- Education: Radcliffe College Stanford University
- Occupation(s): Historian, philanthropist
- Spouse: George H. Hume
- Relatives: Jaquelin H. Hume (father-in-law) Caroline Howard Hume (mother-in-law) William J. Hume (brother-in-law)

= Leslie P. Hume =

American historian

Leslie P. Hume (nee Bryant) is an American historian and philanthropist from San Francisco, California. She has published scholarship about the place of women in the Victorian era as well as women's suffrage societies. She served as President of the Board of Trustees of Stanford University from 2008 to 2012, making her the second woman after Jane Stanford ever to do so.

==Biography==

===Early life===
Leslie Parker Hume graduated from Radcliffe College in Cambridge, Massachusetts in 1969, where she received a Bachelor of Arts degree in History. She received a master's degree in 1971 and a PhD in 1979 from Stanford University in Stanford, California.

===Scholarly career===
She edited a volume about women during the Victorian era in 1981 and wrote a book about women's suffrage societies from 1897 to 1914 in 1982. She also worked as a consultant for the Research Libraries Group in Mountain View, California.

===Philanthropy===
She has served on the Boards of Trustees of The San Francisco Foundation, the San Francisco Opera, Summerbridge National, and the Bay Area Discovery Museum. She was a founding member of the Board of Trustees of the San Francisco Day School, where she served as its President.
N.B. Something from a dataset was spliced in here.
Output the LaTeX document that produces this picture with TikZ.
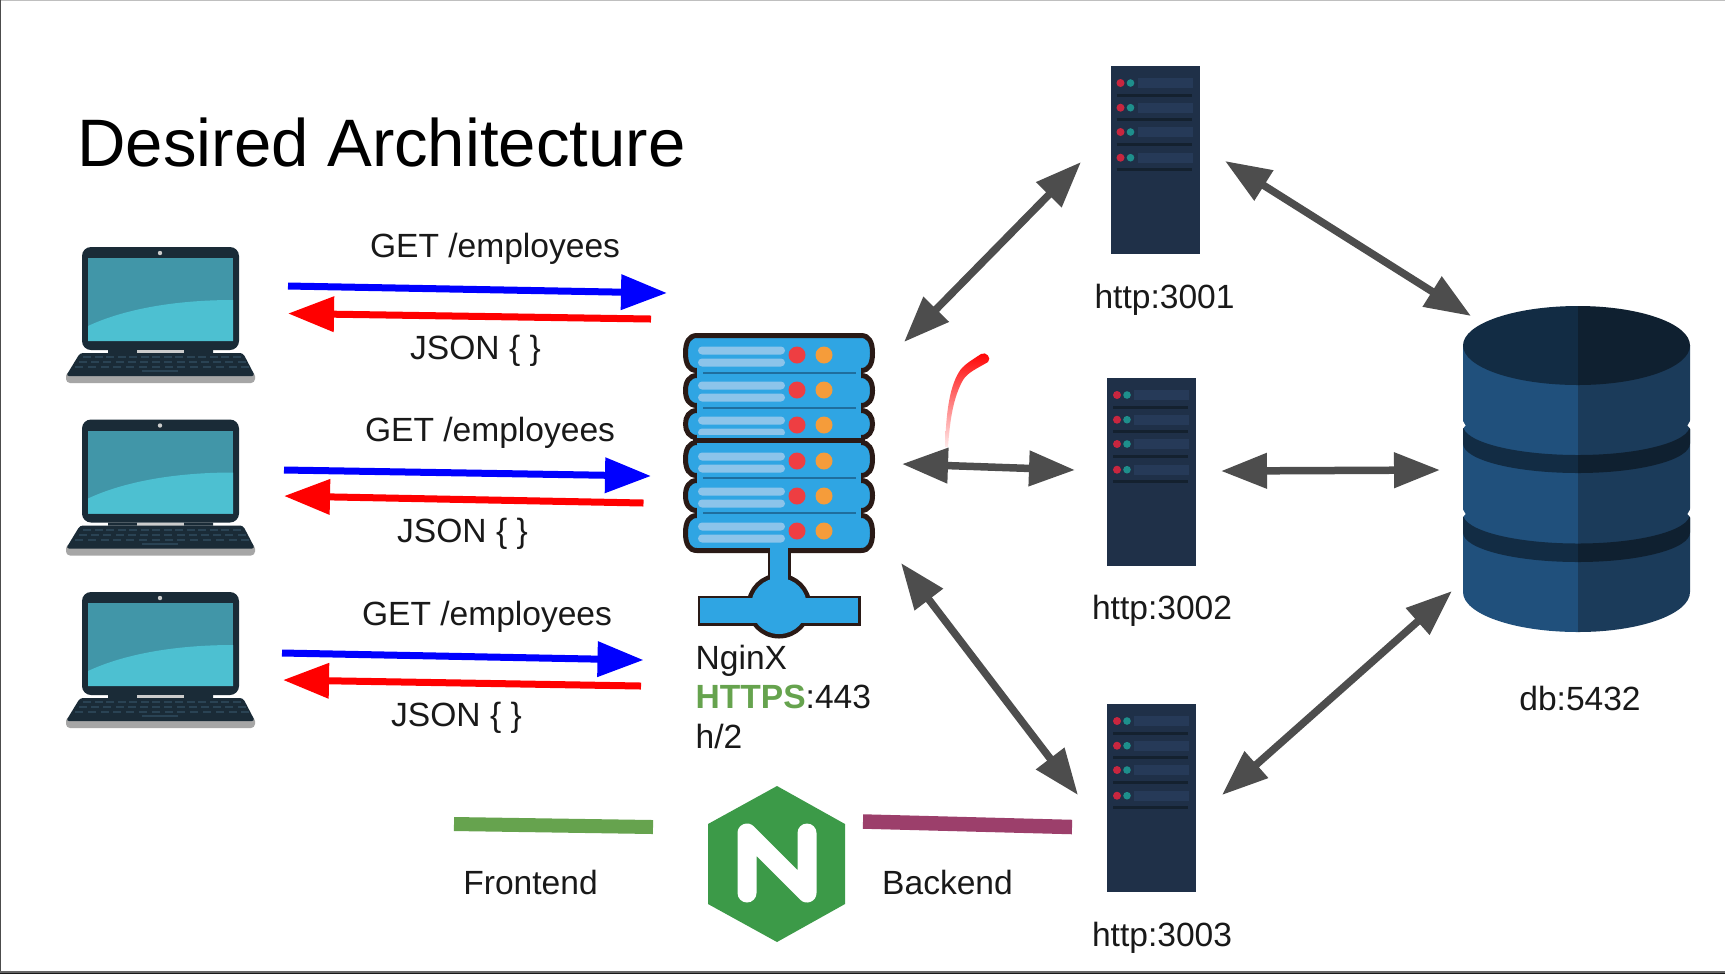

She was elected to the board of trustees of Stanford University in 2000. She served as its President from 2008 to 2012, making her the second woman after Jane Stanford to do so. She serves co-Chair the 2013-2014 Advisory Council of Stanford Live, the performing arts organization at Stanford. With her husband, she endowed some fellowships for undergraduate students at Stanford University. They also endowed the Hume Center for Writing and Speaking at Stanford University.

===Personal life===
She is married to George H. Hume, a businessman, philanthropist, and heir to the Basic American Foods fortune. They have a son and a daughter.

==Bibliography==

===As an editor===
- Victorian Women: A Documentary Account of Women's Lives in 19th-Century England, France and the United States (Stanford, California: Stanford University Press, 1981).

===As an author===
- The National Union of Women's Suffrage Societies, 1897-1914 (Garland Publishing, 1982).